Records:
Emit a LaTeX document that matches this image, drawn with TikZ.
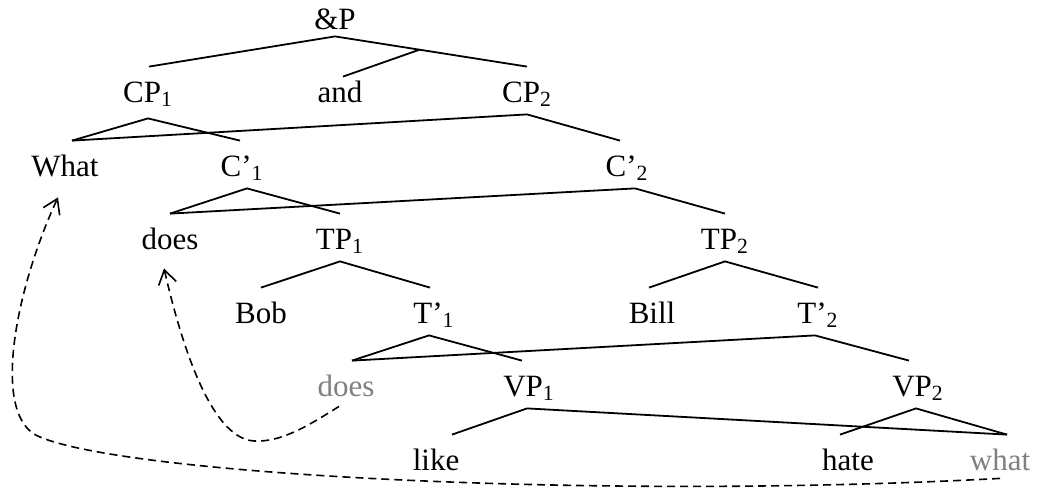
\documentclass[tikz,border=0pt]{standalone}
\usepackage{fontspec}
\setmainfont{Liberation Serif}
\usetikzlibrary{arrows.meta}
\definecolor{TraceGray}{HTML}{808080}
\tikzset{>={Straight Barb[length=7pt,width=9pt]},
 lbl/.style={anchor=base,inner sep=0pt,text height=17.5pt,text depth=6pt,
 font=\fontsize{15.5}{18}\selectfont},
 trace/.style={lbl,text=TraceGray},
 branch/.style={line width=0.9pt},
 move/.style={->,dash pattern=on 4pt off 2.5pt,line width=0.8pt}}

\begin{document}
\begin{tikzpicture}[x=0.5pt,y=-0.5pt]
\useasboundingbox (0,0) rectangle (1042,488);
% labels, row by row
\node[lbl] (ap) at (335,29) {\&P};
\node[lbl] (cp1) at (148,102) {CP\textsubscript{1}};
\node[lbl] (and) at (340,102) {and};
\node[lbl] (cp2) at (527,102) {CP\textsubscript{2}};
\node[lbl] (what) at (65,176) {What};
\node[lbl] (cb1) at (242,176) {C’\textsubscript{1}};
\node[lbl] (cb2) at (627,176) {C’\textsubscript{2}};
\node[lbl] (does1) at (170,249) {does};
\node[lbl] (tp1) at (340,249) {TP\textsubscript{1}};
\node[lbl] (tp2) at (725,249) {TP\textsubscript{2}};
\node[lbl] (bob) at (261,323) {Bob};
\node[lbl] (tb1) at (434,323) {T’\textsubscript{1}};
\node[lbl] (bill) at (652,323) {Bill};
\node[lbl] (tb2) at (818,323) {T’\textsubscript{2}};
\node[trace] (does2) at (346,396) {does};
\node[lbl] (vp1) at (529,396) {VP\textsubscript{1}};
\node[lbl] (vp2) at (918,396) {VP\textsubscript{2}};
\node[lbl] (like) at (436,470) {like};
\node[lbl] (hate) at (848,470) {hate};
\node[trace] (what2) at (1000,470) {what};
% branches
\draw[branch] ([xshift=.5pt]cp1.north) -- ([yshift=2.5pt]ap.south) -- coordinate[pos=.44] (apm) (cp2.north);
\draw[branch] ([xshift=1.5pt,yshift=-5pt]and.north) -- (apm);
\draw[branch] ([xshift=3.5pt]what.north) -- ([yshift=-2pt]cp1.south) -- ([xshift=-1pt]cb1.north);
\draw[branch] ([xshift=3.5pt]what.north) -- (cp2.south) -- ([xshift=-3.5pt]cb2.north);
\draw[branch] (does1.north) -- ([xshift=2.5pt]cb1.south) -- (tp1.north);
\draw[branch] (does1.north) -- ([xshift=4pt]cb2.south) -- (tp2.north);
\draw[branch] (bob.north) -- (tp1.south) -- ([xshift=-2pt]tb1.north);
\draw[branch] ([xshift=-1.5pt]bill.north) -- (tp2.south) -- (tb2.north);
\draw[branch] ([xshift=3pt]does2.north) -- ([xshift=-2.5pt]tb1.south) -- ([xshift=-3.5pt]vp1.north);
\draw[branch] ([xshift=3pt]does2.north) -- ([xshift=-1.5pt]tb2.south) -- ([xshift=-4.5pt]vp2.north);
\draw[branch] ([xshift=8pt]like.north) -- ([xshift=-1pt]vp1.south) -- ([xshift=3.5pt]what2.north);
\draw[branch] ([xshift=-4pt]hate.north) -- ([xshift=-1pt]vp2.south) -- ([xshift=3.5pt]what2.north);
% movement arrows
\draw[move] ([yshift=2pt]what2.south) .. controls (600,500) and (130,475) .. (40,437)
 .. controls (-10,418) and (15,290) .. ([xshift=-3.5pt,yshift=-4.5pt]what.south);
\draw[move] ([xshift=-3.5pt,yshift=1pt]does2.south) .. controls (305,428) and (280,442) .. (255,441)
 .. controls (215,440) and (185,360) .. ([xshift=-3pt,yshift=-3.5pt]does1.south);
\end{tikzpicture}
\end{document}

...

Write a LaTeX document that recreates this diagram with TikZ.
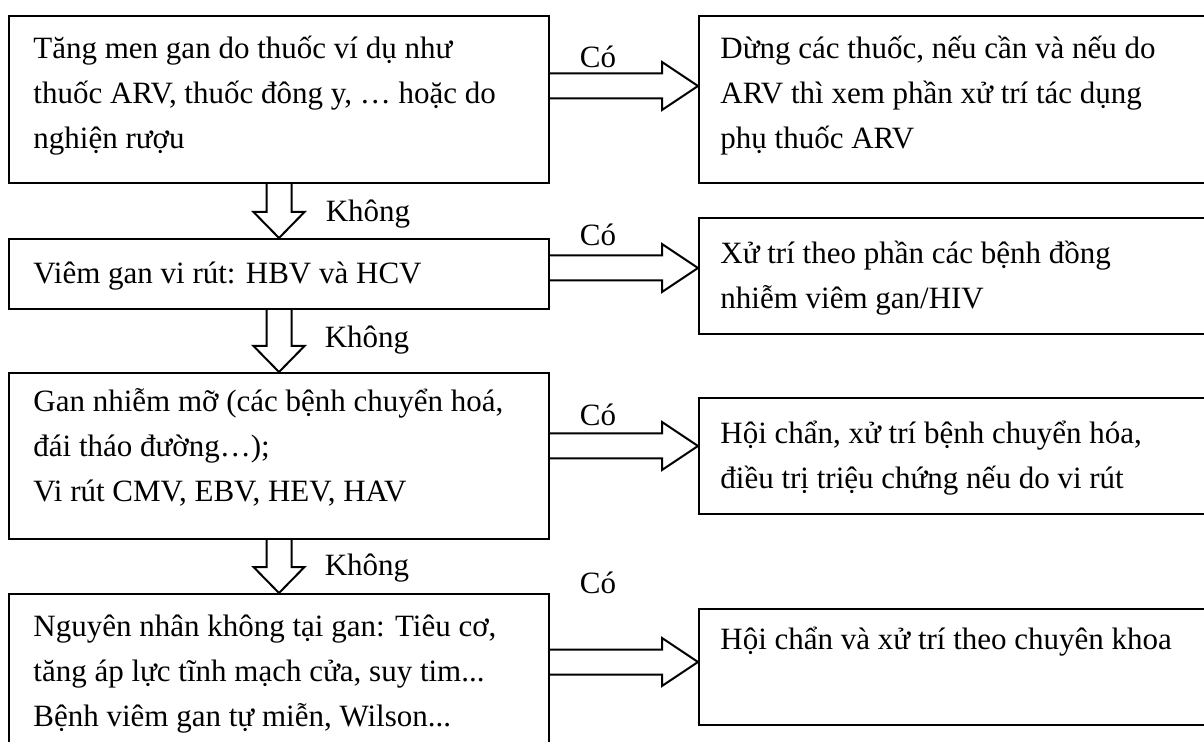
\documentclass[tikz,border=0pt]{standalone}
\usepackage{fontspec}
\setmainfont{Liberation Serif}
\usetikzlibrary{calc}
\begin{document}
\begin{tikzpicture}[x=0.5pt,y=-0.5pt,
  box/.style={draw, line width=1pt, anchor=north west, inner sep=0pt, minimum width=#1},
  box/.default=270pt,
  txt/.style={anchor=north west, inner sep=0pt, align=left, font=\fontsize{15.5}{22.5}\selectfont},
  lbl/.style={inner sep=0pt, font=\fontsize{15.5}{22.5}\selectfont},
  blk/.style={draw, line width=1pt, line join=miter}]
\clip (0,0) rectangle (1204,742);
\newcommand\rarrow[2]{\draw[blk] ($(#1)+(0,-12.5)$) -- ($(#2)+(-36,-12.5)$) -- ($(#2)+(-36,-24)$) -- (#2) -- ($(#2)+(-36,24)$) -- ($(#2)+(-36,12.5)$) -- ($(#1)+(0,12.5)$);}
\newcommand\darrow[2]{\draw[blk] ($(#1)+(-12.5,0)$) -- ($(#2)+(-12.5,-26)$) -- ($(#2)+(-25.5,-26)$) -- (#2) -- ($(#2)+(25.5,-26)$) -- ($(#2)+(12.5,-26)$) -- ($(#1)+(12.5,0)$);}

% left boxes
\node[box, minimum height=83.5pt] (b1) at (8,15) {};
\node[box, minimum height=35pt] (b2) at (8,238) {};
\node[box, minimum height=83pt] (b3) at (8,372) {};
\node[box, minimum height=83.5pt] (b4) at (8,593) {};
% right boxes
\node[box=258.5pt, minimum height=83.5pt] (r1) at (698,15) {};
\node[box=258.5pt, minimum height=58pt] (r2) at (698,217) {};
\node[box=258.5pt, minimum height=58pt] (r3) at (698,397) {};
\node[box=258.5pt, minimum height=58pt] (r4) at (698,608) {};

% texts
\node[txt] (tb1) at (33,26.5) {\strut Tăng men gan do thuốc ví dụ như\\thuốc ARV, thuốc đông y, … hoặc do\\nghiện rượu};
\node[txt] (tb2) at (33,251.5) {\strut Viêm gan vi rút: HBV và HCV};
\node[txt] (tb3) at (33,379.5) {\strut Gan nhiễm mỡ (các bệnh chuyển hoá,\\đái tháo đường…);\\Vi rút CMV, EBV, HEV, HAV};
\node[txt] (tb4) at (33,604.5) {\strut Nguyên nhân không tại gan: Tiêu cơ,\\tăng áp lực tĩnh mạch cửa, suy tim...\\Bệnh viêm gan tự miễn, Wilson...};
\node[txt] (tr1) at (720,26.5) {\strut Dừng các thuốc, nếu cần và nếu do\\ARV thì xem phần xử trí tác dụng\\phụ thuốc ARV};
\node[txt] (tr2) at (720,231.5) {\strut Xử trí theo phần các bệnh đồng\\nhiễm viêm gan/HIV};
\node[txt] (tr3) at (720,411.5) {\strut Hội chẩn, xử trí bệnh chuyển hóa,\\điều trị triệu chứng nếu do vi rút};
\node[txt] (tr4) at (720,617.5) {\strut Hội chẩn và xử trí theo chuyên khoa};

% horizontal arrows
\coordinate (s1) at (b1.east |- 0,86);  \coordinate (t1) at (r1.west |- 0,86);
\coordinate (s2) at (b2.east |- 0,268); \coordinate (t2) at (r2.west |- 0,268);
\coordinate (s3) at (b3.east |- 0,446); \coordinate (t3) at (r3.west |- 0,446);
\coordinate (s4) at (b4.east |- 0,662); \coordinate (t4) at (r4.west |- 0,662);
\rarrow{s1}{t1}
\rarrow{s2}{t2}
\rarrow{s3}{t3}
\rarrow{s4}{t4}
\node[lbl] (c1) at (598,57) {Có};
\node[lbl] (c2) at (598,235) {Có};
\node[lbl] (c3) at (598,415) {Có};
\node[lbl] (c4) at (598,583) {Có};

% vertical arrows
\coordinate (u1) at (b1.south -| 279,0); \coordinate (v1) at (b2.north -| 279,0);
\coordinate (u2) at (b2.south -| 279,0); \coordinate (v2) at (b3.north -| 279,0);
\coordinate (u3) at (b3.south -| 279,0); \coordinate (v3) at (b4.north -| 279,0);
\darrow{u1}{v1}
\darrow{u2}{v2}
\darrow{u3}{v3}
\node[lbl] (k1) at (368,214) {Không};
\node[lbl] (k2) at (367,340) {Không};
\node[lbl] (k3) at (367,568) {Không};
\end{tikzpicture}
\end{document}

---

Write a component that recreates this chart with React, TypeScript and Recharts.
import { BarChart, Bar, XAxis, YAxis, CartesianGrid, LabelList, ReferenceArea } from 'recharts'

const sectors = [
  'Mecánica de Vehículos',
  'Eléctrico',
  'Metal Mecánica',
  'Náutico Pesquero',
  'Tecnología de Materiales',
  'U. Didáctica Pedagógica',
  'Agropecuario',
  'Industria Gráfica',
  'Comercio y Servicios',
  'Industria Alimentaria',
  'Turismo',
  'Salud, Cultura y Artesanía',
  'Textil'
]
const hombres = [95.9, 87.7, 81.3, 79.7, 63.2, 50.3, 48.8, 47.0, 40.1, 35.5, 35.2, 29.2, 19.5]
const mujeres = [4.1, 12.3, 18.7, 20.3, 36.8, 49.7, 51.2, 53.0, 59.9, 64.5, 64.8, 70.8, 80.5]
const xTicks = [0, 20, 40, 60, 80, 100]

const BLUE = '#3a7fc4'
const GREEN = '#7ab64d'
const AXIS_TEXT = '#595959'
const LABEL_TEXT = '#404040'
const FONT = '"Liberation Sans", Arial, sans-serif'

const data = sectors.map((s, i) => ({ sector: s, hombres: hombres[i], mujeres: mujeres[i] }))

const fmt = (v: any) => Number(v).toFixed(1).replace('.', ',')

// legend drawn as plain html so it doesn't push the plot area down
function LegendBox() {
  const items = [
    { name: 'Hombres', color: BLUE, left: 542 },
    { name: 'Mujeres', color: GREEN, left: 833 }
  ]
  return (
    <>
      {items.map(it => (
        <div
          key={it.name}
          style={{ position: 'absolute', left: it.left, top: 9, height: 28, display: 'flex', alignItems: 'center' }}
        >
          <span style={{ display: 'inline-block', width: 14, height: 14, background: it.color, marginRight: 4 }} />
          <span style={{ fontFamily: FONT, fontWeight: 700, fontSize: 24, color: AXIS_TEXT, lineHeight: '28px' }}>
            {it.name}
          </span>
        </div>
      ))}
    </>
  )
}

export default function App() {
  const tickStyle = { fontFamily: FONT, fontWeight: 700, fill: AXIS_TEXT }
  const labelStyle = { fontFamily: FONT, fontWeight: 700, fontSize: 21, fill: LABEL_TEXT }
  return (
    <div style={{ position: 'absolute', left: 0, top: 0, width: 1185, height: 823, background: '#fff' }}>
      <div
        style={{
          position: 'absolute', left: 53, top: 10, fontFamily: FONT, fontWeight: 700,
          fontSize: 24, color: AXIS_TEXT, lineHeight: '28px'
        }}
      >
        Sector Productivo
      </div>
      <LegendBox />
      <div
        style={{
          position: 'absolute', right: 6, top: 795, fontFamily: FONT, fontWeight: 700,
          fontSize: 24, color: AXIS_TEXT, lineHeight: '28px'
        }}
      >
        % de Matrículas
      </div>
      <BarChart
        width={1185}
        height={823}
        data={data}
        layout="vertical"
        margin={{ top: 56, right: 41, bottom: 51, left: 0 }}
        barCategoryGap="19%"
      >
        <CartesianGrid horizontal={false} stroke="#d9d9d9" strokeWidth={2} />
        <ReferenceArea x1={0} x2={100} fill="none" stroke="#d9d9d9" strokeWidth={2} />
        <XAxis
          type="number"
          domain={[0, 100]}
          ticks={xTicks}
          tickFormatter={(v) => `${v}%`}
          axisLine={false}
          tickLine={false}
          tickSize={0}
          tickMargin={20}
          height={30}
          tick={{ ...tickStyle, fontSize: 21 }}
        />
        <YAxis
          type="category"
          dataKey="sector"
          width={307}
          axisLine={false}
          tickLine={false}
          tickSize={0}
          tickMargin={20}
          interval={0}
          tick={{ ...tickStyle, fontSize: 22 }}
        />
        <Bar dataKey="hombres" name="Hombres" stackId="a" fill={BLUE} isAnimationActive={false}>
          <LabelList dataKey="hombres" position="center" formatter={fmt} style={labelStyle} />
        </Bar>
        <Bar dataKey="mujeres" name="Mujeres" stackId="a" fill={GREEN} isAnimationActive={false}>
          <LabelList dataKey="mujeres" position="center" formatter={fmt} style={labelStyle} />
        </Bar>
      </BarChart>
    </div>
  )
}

Given problem: Transcribe the lines between the one holding "Emit a LaTeX" and the one holding "pattern=on 4pt off", inclusive, and leave out any pictures.

Right answer:
Emit a LaTeX document that matches this image, drawn with TikZ.
\documentclass[tikz,border=0pt]{standalone}
\usepackage{fontspec}
\setmainfont{Liberation Serif}
\usetikzlibrary{arrows.meta}
\definecolor{TraceGray}{HTML}{808080}
\tikzset{>={Straight Barb[length=7pt,width=9pt]},
 lbl/.style={anchor=base,inner sep=0pt,text height=17.5pt,text depth=6pt,
 font=\fontsize{15.5}{18}\selectfont},
 trace/.style={lbl,text=TraceGray},
 branch/.style={line width=0.9pt},
 move/.style={->,dash pattern=on 4pt off 2.5pt,line width=0.8pt}}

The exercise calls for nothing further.